Got a bigger picture ?


----------



## tomahawk6 (12 Feb 2007)

Not at this time sorry. One guess was that this might be of Swedish make. I think its likely Russian or Iranian.


----------



## CADPAT SOLDIER (12 Feb 2007)

the photos bad, it almost looks like a toy, it doesn't look very ergonomic, extremly front heavy, and shoulder very far back near the end.


----------



## tomahawk6 (12 Feb 2007)

You can see the rounds for it in the lower part of the picture. Its not a toy.

According to this article more weapons from Europe have found their way to the insurgency.

http://www.telegraph.co.uk/news/main.jhtml;jsessionid=JPKY4R41A1KIBQFIQMGCFF4AVCBQUIV0?xml=/news/2007/02/13/wiran13.xml


----------



## CrazyCanuck (12 Feb 2007)

tomahawk6 said:
			
		

> According to this article more weapons from Europe have found their way to the insurgency.



cough*France*cough


----------



## Shamrock (12 Feb 2007)

It's possible it was taken from this guy when he was taken prisoner.

T6, imagine putting your head behind that sight.  It also has square fore- and pistol grips.

(Edit incoming with expanded pic)


----------



## tomahawk6 (13 Feb 2007)

I have a zoom feature with my browser and I viewed the image at 200%.I doubt this is a toy.


----------



## Koenigsegg (13 Feb 2007)

What are the chances of it not being a rifle, or firearm of that sort, but some make of rocket launcher instead?
Not my idea, but someone who was looking at  the picture with my raised it

Large diameter barrel
Relatively short looking
Odd butt design where it looks as though the arse end of the barrel protrudes past it.  as though to clear the shoulder for the backblast.  (does not look like enough of an overhang though)

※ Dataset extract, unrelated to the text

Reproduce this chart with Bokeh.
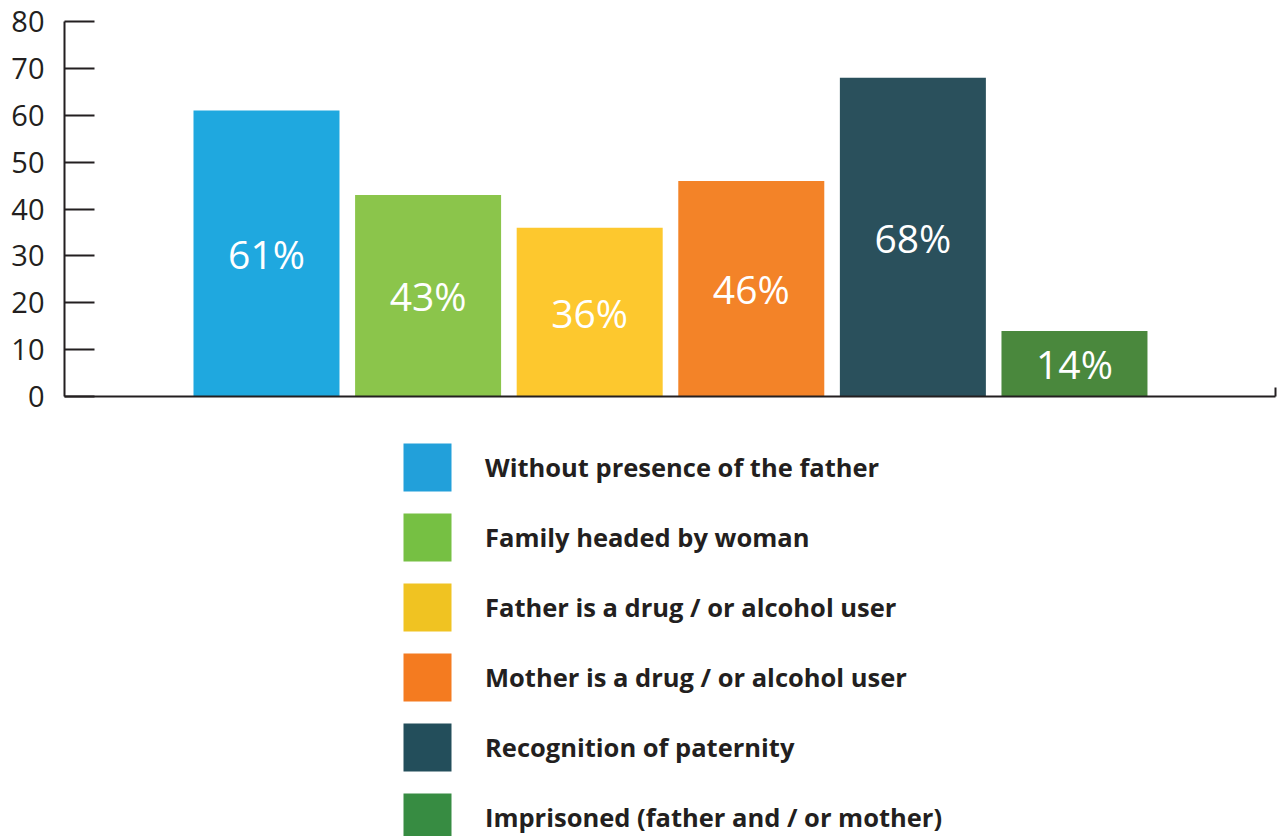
from bokeh.plotting import figure
from bokeh.layouts import column
from bokeh.models import Range1d, FixedTicker, Legend, LegendItem, ColumnDataSource
from bokeh.core.properties import value
from bokeh.embed import file_html
from bokeh.resources import INLINE

categories = [
    "Without presence of the father",
    "Family headed by woman",
    "Father is a drug / or alcohol user",
    "Mother is a drug / or alcohol user",
    "Recognition of paternity",
    "Imprisoned (father and / or mother)",
]
values = [61, 43, 36, 46, 68, 14]
bar_colors = ["#1fa8df", "#8bc54b", "#fdc82e", "#f38328", "#2a505c", "#4a883d"]
legend_colors = ["#22a0da", "#76c043", "#f0c322", "#f47b20", "#234e5b", "#378c42"]
y_ticks = [0, 10, 20, 30, 40, 50, 60, 70, 80]

xs = list(range(len(categories)))
src = ColumnDataSource(dict(
    x=xs,
    top=values,
    color=bar_colors,
    lcolor=legend_colors,
    zero=[0] * len(values),
    ly=[v / 2 for v in values],
    label=[f"{v}%" for v in values],
))

TXT = "#231f20"
X_START, X_END = -1.25, 6.244

p = figure(width=1279, height=420, output_backend="svg", toolbar_location=None,
           x_range=Range1d(X_START, X_END), y_range=Range1d(0, 80),
           min_border_left=64, min_border_right=4, min_border_top=21, min_border_bottom=24)
p.outline_line_color = None
p.xgrid.visible = False
p.ygrid.visible = False

p.vbar(x="x", top="top", width=0.9035, fill_color="color", line_color=None, source=src)
p.text(x="x", y="ly", text="label", source=src, text_color="white",
       text_font=value("Open Sans"), text_font_size="39px",
       text_align="center", text_baseline="middle")

# y axis
ya = p.yaxis[0]
ya.ticker = FixedTicker(ticks=y_ticks)
ya.major_tick_in = 30
ya.major_tick_out = 0
ya.minor_tick_line_color = None
ya.axis_line_width = 2
ya.axis_line_color = TXT
ya.major_tick_line_width = 2
ya.major_tick_line_color = TXT
ya.major_label_text_font = "Open Sans"
ya.major_label_text_font_size = "29px"
ya.major_label_text_color = TXT
ya.major_label_standoff = 20

# x axis
xa = p.xaxis[0]
xa.ticker = FixedTicker(ticks=[X_END])
xa.major_tick_in = 9
xa.major_tick_out = 0
xa.minor_tick_line_color = None
xa.axis_line_width = 2
xa.axis_line_color = TXT
xa.major_tick_line_width = 2
xa.major_tick_line_color = TXT
xa.major_label_overrides = {X_END: ""}
xa.major_label_standoff = 0

# legend figure
q = figure(width=1279, height=416, output_backend="svg", toolbar_location=None,
           x_range=Range1d(0, 1), y_range=Range1d(0, 1),
           x_axis_location=None, y_axis_location=None,
           min_border_left=0, min_border_right=0, min_border_top=0, min_border_bottom=0)
q.outline_line_color = None
q.xgrid.visible = False
q.ygrid.visible = False
leg_r = q.vbar(x="x", top="zero", bottom="zero", width=0.9, fill_color="lcolor",
               line_color=None, source=src)

items = [LegendItem(label=c, renderers=[leg_r], index=i) for i, c in enumerate(categories)]
legend = Legend(items=items, location=(333, -11), orientation="vertical",
                glyph_width=60, glyph_height=60, label_standoff=28, spacing=10,
                padding=0, margin=0, border_line_alpha=0, background_fill_alpha=0,
                label_text_font="Open Sans", label_text_font_style="bold",
                label_text_font_size="25.5px", label_text_color=TXT, label_height=60)
q.add_layout(legend, "center")

layout = column(p, q, spacing=0)
open("out.html", "w").write(file_html(layout, INLINE))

Is it worth taking into consideration?


----------



## Command-Sense-Act 105 (13 Feb 2007)

Remeber some of the "home made" weapons that were found during the UNPROFOR days?  This could be something like that - a home-machine-shop zip gun style weapon to fire existing RPG 7 or small calibre RCL ammunition...


----------



## 3rd Horseman (13 Feb 2007)

Looks like a recoilles rifle in the 50 to 60mm range with the venture missing from the rear. It appears to be a molded plastic body. The sight and mount also appears to be modern manufacture of a direct fire type so I would guess Chines rip off of Nordic design.

  Only guessing.


----------



## Big Red (13 Feb 2007)

Command-Sense-Act 105 said:
			
		

> Remeber some of the "home made" weapons that were found during the UNPROFOR days?  This could be something like that - a home-machine-shop zip gun style weapon to fire existing RPG 7 or small calibre RCL ammunition...

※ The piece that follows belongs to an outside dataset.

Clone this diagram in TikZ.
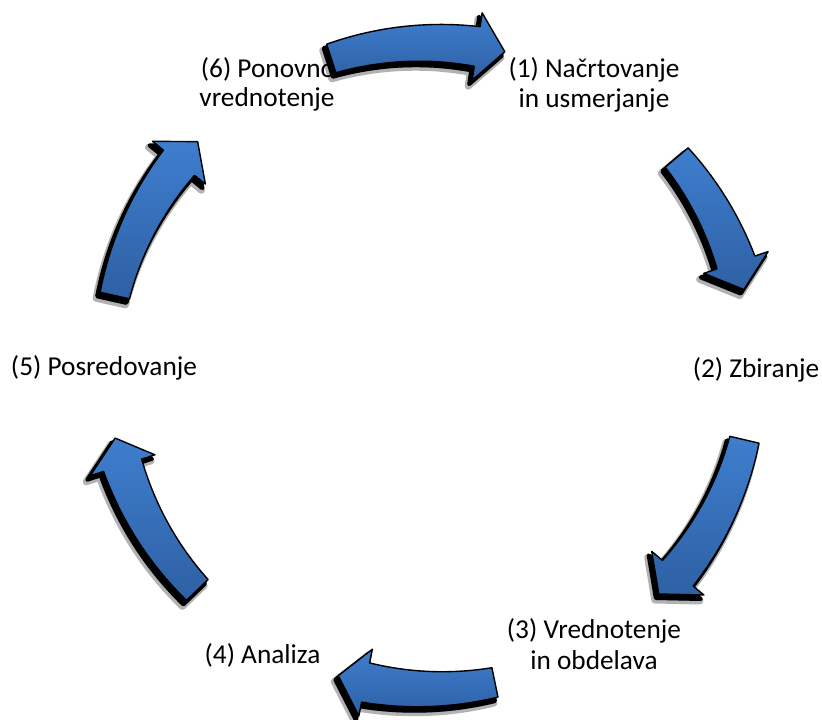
\documentclass[tikz,border=0pt]{standalone}
\usepackage{fontspec}
\setmainfont{Carlito}
\definecolor{atop}{RGB}{62,126,206}
\definecolor{abot}{RGB}{46,96,164}
\def\CX{430}\def\CY{366}\def\RR{323}
\def\WT{15}\def\WB{20}\def\WH{34}\def\HA{5}
\newcommand\ArrPath{plot[domain=\aT:\aB,samples=30,variable=\q]
 ({\CX+(\RR+\WT+(\WB-\WT)*(\aT-\q)/(\aT-\aB))*cos(\q)},{\CY-(\RR+\WT+(\WB-\WT)*(\aT-\q)/(\aT-\aB))*sin(\q)})
 -- ({\CX+(\RR+\WH)*cos(\aB)},{\CY-(\RR+\WH)*sin(\aB)})
 -- ({\CX+\RR*cos(\aP)},{\CY-\RR*sin(\aP)})
 -- ({\CX+(\RR-\WH)*cos(\aB)},{\CY-(\RR-\WH)*sin(\aB)})
 -- plot[domain=\aB:\aT,samples=30,variable=\q]
 ({\CX+(\RR-\WT-(\WB-\WT)*(\aT-\q)/(\aT-\aB))*cos(\q)},{\CY-(\RR-\WT-(\WB-\WT)*(\aT-\q)/(\aT-\aB))*sin(\q)})
 -- cycle}
\newcommand\cycarrow[2]{%
 \pgfmathsetmacro\aT{#1}\pgfmathsetmacro\aP{#2}\pgfmathsetmacro\aB{#2+\HA}%
 \path[shadowA] \ArrPath;
 \path[shadowB] \ArrPath;
 \path[arrbody] \ArrPath;}
\begin{document}
\begin{tikzpicture}[x=1pt,y=-1pt,
  lbl/.style={anchor=base, inner sep=0pt, font=\fontsize{27.3}{30}\selectfont, text=black},
  shadowA/.style={fill=black, draw=black, opacity=0.3, line width=7pt, line join=round, shift={(-4,6)}},
  shadowB/.style={fill=black, draw=black, line width=4pt, line join=round, shift={(-3,4)}},
  arrbody/.style={top color=atop, bottom color=abot, draw=black, line width=1.4pt, line join=round}]
\useasboundingbox (0,0) rectangle (822,720);
% labels
\node[lbl] (n1a) at (594,77) {(1) Načrtovanje};
\node[lbl] (n1b) at (594,107) {in usmerjanje};
\node[lbl] (n2) at (756,377) {(2) Zbiranje};
\node[lbl] (n3a) at (594,638) {(3) Vrednotenje};
\node[lbl] (n3b) at (594,669) {in obdelava};
\node[lbl] (n4) at (262.5,663) {(4) Analiza};
\node[lbl] (n5) at (104,375) {(5) Posredovanje};
\node[lbl] (n6a) at (268,77) {(6) Ponovno};
\node[lbl] (n6b) at (267,106) {vrednotenje};
% arrows
\cycarrow{107.8}{76.6}
\cycarrow{40.2}{13.7}
\cycarrow{-13.2}{-44.9}
\cycarrow{-78.4}{-106.5}
\cycarrow{-136.1}{-167.1}
\cycarrow{167.4}{136}
\end{tikzpicture}
\end{document}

This would also be my guess. It looks like it's missing a venturi as the backblast would not be nice that close to your shoulder.


----------



## geo (13 Feb 2007)

Ugh... from an ergonomic point of view I wou, I would hate to have to fire more than one round from this contraption..


----------



## tomahawk6 (13 Feb 2007)

Here's another view. The site loads slow. The view on Lightfighter is that this is a 57mm rocket launcher.

http://michaelyon-online.com/wp/what-in-the-world-is-this.htm


----------